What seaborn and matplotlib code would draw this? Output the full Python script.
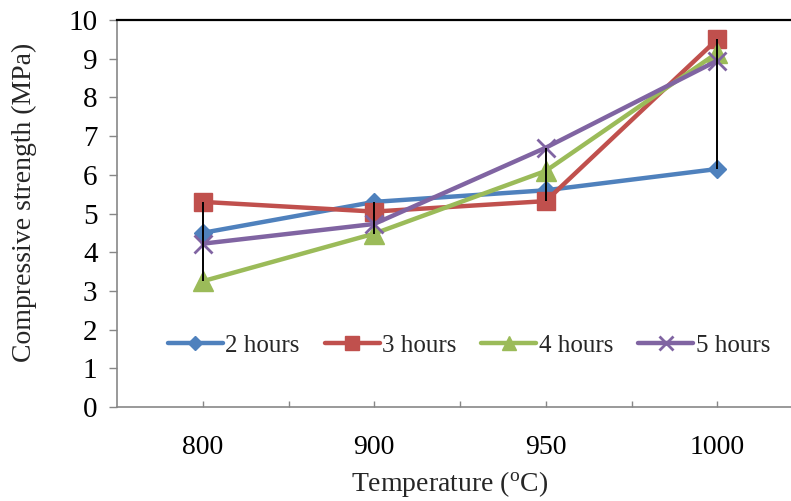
import matplotlib
matplotlib.use("Agg")
import matplotlib.pyplot as plt
import seaborn as sns
import pandas as pd

# Data
temperatures = ["800", "900", "950", "1000"]
series_names = ["2 hours", "3 hours", "4 hours", "5 hours"]
strength_2h = [4.50, 5.30, 5.60, 6.15]
strength_3h = [5.30, 5.05, 5.32, 9.50]
strength_4h = [3.25, 4.48, 6.10, 9.15]
strength_5h = [4.22, 4.73, 6.70, 8.95]

colors = ["#4F81BD", "#C0504D", "#9BBB59", "#8064A2"]
markers = ["D", "s", "^", "x"]
marker_sizes = [9, 13, 14, 13]

sns.set_theme(style="white")
plt.rcParams.update({
    "font.family": ["Liberation Serif", "DejaVu Serif"],
    "mathtext.fontset": "custom",
    "mathtext.rm": "Liberation Serif",
})

df = pd.DataFrame({
    "temperature": temperatures * 4,
    "strength": strength_2h + strength_3h + strength_4h + strength_5h,
    "series": [s for s in series_names for _ in temperatures],
})

fig = plt.figure(figsize=(7.91, 5.01), dpi=100)
ax = fig.add_axes([117 / 791, 94 / 501, 686 / 791, 387 / 501])

for name, color, marker, ms in zip(series_names, colors, markers, marker_sizes):
    sub = df[df["series"] == name]
    sns.lineplot(
        data=sub, x="temperature", y="strength", ax=ax,
        color=color, linewidth=3.2, marker=marker, markersize=ms,
        markerfacecolor=color, markeredgecolor=color,
        markeredgewidth=2 if marker == "x" else 1,
        label=name, sort=False, legend=False,
    )

# high-low lines between the series at each temperature
wide = df.pivot(index="temperature", columns="series", values="strength").loc[temperatures]
ax.vlines(temperatures, wide.min(axis=1), wide.max(axis=1), color="black", lw=1.4, zorder=10)

ax.set_xlim(-0.5, 3.5)
ax.set_ylim(0, 10)
ax.set_yticks(range(0, 11))
ax.set_xticks([0.5, 1.5, 2.5], minor=True)

axis_gray = "#878787"
for side in ["left", "bottom"]:
    ax.spines[side].set_color(axis_gray)
    ax.spines[side].set_linewidth(1.2)
ax.spines["top"].set_color("black")
ax.spines["top"].set_linewidth(1.6)
ax.spines["right"].set_visible(False)

ax.tick_params(axis="y", which="major", left=True, direction="out", length=6,
               width=1, color=axis_gray, pad=8, labelsize=21, labelcolor="black")
ax.tick_params(axis="x", which="both", bottom=True, direction="in", length=4,
               width=1, color=axis_gray, pad=20, labelsize=20, labelcolor="black")

ax.set_xlabel(r"Temperature ($\mathregular{^o}$C)", fontsize=20)
ax.set_ylabel("Compressive strength (MPa)", fontsize=20)
ax.xaxis.set_label_coords(0.484, -0.16)
ax.yaxis.set_label_coords(-0.117, 0.53)

ax.legend(loc="center", bbox_to_anchor=(0.513, 0.158), ncol=4, frameon=False,
          fontsize=18, handlelength=2.2, handletextpad=0.1, columnspacing=1.0,
          markerscale=0.75, borderaxespad=0)

fig.savefig("out.png", dpi=100, facecolor="white")
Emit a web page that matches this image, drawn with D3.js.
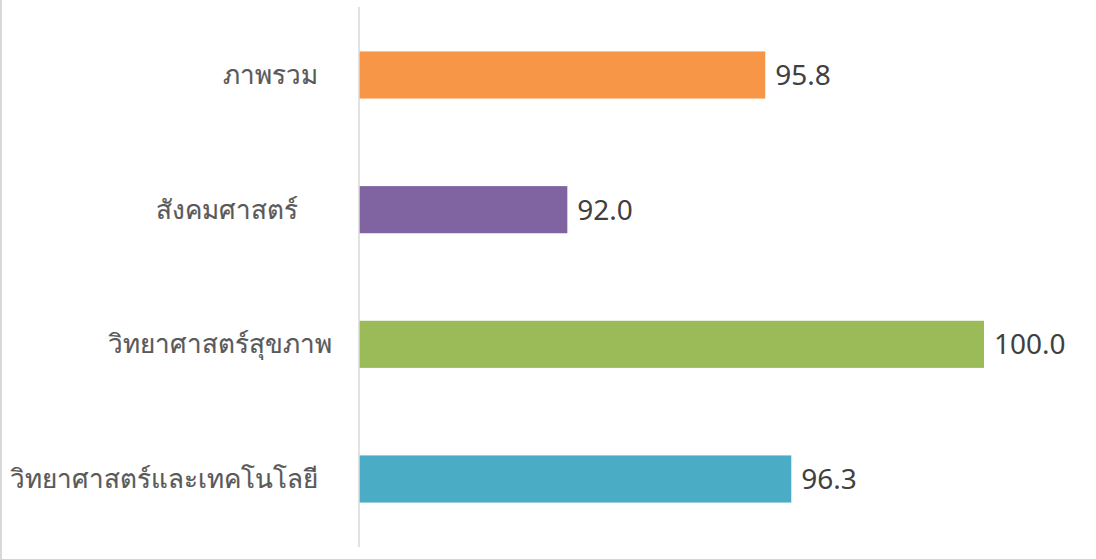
<!DOCTYPE html>
<html>
<head>
<meta charset="utf-8">
<script src="https://cdn.jsdelivr.net/npm/d3@7"></script>
<style>
  body { margin: 0; background: #fff; }
  text { font-family: "Noto Sans", "DejaVu Sans", sans-serif; white-space: pre; }
</style>
</head>
<body>
<div id="chart"></div>
<script>
var width = 1096;
var height = 559;

// data (top to bottom)
var categories = ["ภาพรวม  ", "สังคมศาสตร์     ", "วิทยาศาสตร์สุขภาพ", "วิทยาศาสตร์และเทคโนโลยี  "];
var values = [95.8, 92.0, 100.0, 96.3];
var colors = ["#F79646", "#8064A2", "#9BBB59", "#4BACC6"];

var svg = d3.select("#chart")
    .append("svg")
    .attr("width", width)
    .attr("height", height);

// thin frame line on the left edge
svg.append("line")
    .attr("x1", 1).attr("x2", 1)
    .attr("y1", 0).attr("y2", height)
    .attr("stroke", "#d9d9d9")
    .attr("stroke-width", 2);

var x = d3.scaleLinear().domain([88, 100]).range([359, 984]);
var y = d3.scaleBand().domain(d3.range(categories.length)).range([7, 547]).paddingInner(0.65).paddingOuter(0.33);

// bars
svg.selectAll(".bar")
    .data(values)
    .enter()
    .append("rect")
    .attr("class", "bar")
    .attr("x", x(88))
    .attr("y", function(d, i){ return y(i); })
    .attr("width", function(d){ return x(d) - x(88); })
    .attr("height", y.bandwidth())
    .attr("fill", function(d, i){ return colors[i]; });

// vertical axis line
svg.append("line")
    .attr("x1", x(88)).attr("x2", x(88))
    .attr("y1", 7).attr("y2", 547)
    .attr("stroke", "#d9d9d9")
    .attr("stroke-width", 1.5);

// category labels
svg.selectAll(".cat")
    .data(categories)
    .enter()
    .append("text")
    .attr("class", "cat")
    .attr("x", 332)
    .attr("y", function(d, i){ return y(i) + y.bandwidth() / 2; })
    .attr("dy", "0.35em")
    .attr("text-anchor", "end")
    .attr("font-size", 26)
    .attr("fill", "#595959")
    .attr("stroke", "#595959")
    .attr("stroke-width", 0.2)
    .text(function(d){ return d; });

// value labels
svg.selectAll(".val")
    .data(values)
    .enter()
    .append("text")
    .attr("class", "val")
    .attr("x", function(d){ return x(d) + 10; })
    .attr("y", function(d, i){ return y(i) + y.bandwidth() / 2; })
    .attr("dy", "0.36em")
    .attr("font-size", 28)
    .attr("fill", "#404040")
    .text(function(d){ return d.toFixed(1); });
</script>
</body>
</html>
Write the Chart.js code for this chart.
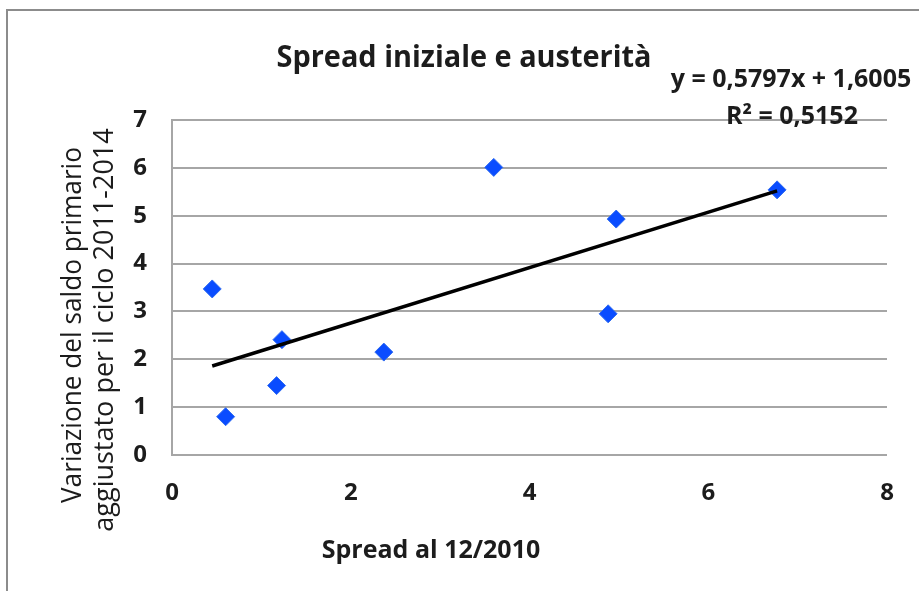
<!DOCTYPE html>
<html><head><meta charset="utf-8">
<script src="https://cdn.jsdelivr.net/npm/chart.js@4"></script>
<style>
html,body{margin:0;padding:0;background:#fff;overflow:hidden}
#wrap{position:relative;width:919px;height:591px}
#frame{position:absolute;left:6px;top:9px;width:940px;height:600px;border-left:2px solid #8c8c8c;border-top:2px solid #8c8c8c}
canvas{position:absolute;left:0;top:0}
</style></head><body>
<div id="wrap"><div id="frame"></div><canvas id="c" width="919" height="591"></canvas></div>
<script>
const spread = [0.45, 0.60, 1.17, 1.23, 2.37, 3.60, 4.88, 4.97, 6.77];
const saldo  = [3.47, 0.80, 1.45, 2.41, 2.15, 6.01, 2.95, 4.93, 5.54];
const trendX = [0.45, 6.77];
const trendY = [1.86, 5.52];
const xTicks = [0, 2, 4, 6, 8];
const yTicks = [0, 1, 2, 3, 4, 5, 6, 7];
const chartTitle = 'Spread iniziale e austerità';
const xTitle = 'Spread al 12/2010';
const yTitle = ['Variazione del saldo primario', 'aggiustato per il ciclo 2011-2014'];
const eqText = 'y = 0,5797x + 1,6005';
const r2Text = 'R² = 0,5152';

const FONT = '"Open Sans", "Liberation Sans", sans-serif';
const TXT = '#1c1c1c';

const textPlugin = {
  id: 'texts',
  afterDraw(chart) {
    const ctx = chart.ctx;
    ctx.save();
    ctx.fillStyle = TXT;
    ctx.textAlign = 'center';
    ctx.textBaseline = 'middle';
    ctx.font = 'bold 30px ' + FONT;
    ctx.fillText(chartTitle, 464, 58, 375);
    ctx.font = 'bold 25px ' + FONT;
    ctx.fillText(eqText, 791, 80, 247);
    ctx.fillText(r2Text, 792, 117, 140);
    ctx.font = 'bold 25px ' + FONT;
    ctx.fillText(xTitle, 431, 551, 227);
    ctx.font = '27px ' + FONT;
    ctx.save(); ctx.translate(73, 325); ctx.rotate(-Math.PI / 2);
    ctx.fillText(yTitle[0], 0, 0, 356); ctx.restore();
    ctx.save(); ctx.translate(105, 330); ctx.rotate(-Math.PI / 2);
    ctx.fillText(yTitle[1], 0, 0, 404); ctx.restore();
    ctx.restore();
  }
};

new Chart(document.getElementById('c'), {
  type: 'scatter',
  data: {
    datasets: [
      {
        type: 'scatter',
        data: spread.map((x, i) => ({ x, y: saldo[i] })),
        pointStyle: 'rectRot',
        pointRadius: 9,
        backgroundColor: '#0a4cff',
        borderColor: '#2f6cf0',
        borderWidth: 1,
        order: 2
      },
      {
        type: 'line',
        data: trendX.map((x, i) => ({ x, y: trendY[i] })),
        borderColor: '#000',
        borderWidth: 3.5,
        pointRadius: 0,
        fill: false,
        order: 1
      }
    ]
  },
  options: {
    responsive: false,
    animation: false,
    devicePixelRatio: 1,
    layout: { padding: { left: 0, top: 120, right: 32, bottom: 0 } },
    plugins: { legend: { display: false }, tooltip: { enabled: false }, title: { display: false } },
    scales: {
      x: {
        type: 'linear', min: 0, max: 8,
        afterBuildTicks: s => { s.ticks = xTicks.map(v => ({ value: v })); },
        afterFit: s => { s.height = 136; },
        grid: { display: false, drawTicks: false },
        border: { display: false },
        ticks: { padding: 24, color: TXT, font: { family: FONT, size: 24, weight: 'bold' } }
      },
      y: {
        type: 'linear', min: 0, max: 7,
        afterBuildTicks: s => { s.ticks = yTicks.map(v => ({ value: v })); },
        afterFit: s => { s.width = 172; },
        grid: { color: '#a6a6a6', lineWidth: 2, drawTicks: false },
        border: { display: true, color: '#a6a6a6', width: 2 },
        ticks: { padding: 25, color: TXT, font: { family: FONT, size: 24, weight: 'bold' } }
      }
    }
  },
  plugins: [textPlugin]
});
</script>
</body></html>
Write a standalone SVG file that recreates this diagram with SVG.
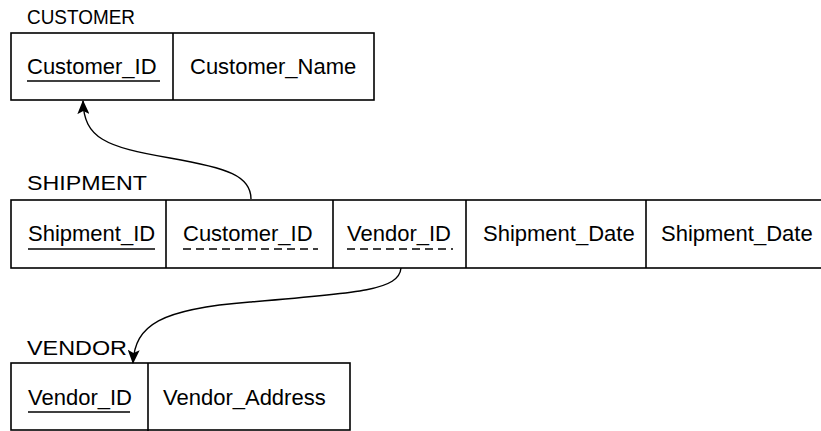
<svg xmlns="http://www.w3.org/2000/svg" width="821" height="431" viewBox="0 0 821 431">
<style>
.box{fill:none;stroke:#000;stroke-width:1.6}
.div{stroke:#000;stroke-width:1.6}
.t{font-family:"Liberation Sans",Arial,sans-serif;font-size:22px;fill:#000}
.lbl{font-family:"Liberation Sans",Arial,sans-serif;font-size:21px;fill:#000}
.ul{stroke:#000;stroke-width:1.5}
.dul{stroke:#000;stroke-width:1.5;stroke-dasharray:8 5}
.conn{fill:none;stroke:#000;stroke-width:1.4}
</style>
<defs>
<marker id="ah" viewBox="0 0 14 12" refX="13" refY="6" markerWidth="14" markerHeight="12" markerUnits="userSpaceOnUse" orient="auto">
<path d="M0,0 L14,6 L0,12 L3,6 Z" fill="#000"/>
</marker>
</defs>
<rect width="821" height="431" fill="#fff"/>
<g id="customer">
<text class="lbl" x="27" y="24" textLength="108" lengthAdjust="spacingAndGlyphs">CUSTOMER</text>
<rect class="box" x="11" y="33" width="363" height="67"/>
<line class="div" x1="173" y1="33" x2="173" y2="100"/>
<text class="t" x="27" y="74">Customer_ID</text>
<line class="ul" x1="27" y1="81" x2="160" y2="81"/>
<text class="t" x="190" y="74">Customer_Name</text>
</g>
<g id="shipment">
<text class="lbl" x="27" y="190" textLength="120" lengthAdjust="spacingAndGlyphs">SHIPMENT</text>
<rect class="box" x="11" y="200" width="815" height="68"/>
<line class="div" x1="166" y1="200" x2="166" y2="268"/>
<line class="div" x1="333" y1="200" x2="333" y2="268"/>
<line class="div" x1="466" y1="200" x2="466" y2="268"/>
<line class="div" x1="646" y1="200" x2="646" y2="268"/>
<text class="t" x="28" y="241">Shipment_ID</text>
<line class="ul" x1="28" y1="249" x2="155" y2="249"/>
<text class="t" x="183" y="241">Customer_ID</text>
<line class="dul" x1="183" y1="249" x2="318" y2="249"/>
<text class="t" x="347" y="241">Vendor_ID</text>
<line class="dul" x1="347" y1="249" x2="453" y2="249"/>
<text class="t" x="483" y="241">Shipment_Date</text>
<text class="t" x="661" y="241">Shipment_Date</text>
</g>
<g id="vendor">
<text class="lbl" x="27" y="355" textLength="100" lengthAdjust="spacingAndGlyphs">VENDOR</text>
<rect class="box" x="11" y="363" width="339" height="67"/>
<line class="div" x1="148" y1="363" x2="148" y2="431"/>
<text class="t" x="28" y="405">Vendor_ID</text>
<line class="ul" x1="28" y1="412" x2="130" y2="412"/>
<text class="t" x="163" y="405">Vendor_Address</text>
</g>
<g id="connectors">
<path class="conn" d="M251,199 C251,176 228,168 170,158 C105,147 84,138 83,101" marker-end="url(#ah)"/>
<path class="conn" d="M401,268 C399,290 360,293 250,302 C160,309 135,325 133,363" marker-end="url(#ah)"/>
</g>
</svg>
◆ ◆ ◆ ◆
#### [Stated problem]
Repeat the lines above, starting at the first and stopping after the line that holds "strength_5h = [4.22, 4.73, 6.70, 8.95]", with the pictures left out.

#### [Task answer]
What seaborn and matplotlib code would draw this? Output the full Python script.
import matplotlib
matplotlib.use("Agg")
import matplotlib.pyplot as plt
import seaborn as sns
import pandas as pd

# Data
temperatures = ["800", "900", "950", "1000"]
series_names = ["2 hours", "3 hours", "4 hours", "5 hours"]
strength_2h = [4.50, 5.30, 5.60, 6.15]
strength_3h = [5.30, 5.05, 5.32, 9.50]
strength_4h = [3.25, 4.48, 6.10, 9.15]
strength_5h = [4.22, 4.73, 6.70, 8.95]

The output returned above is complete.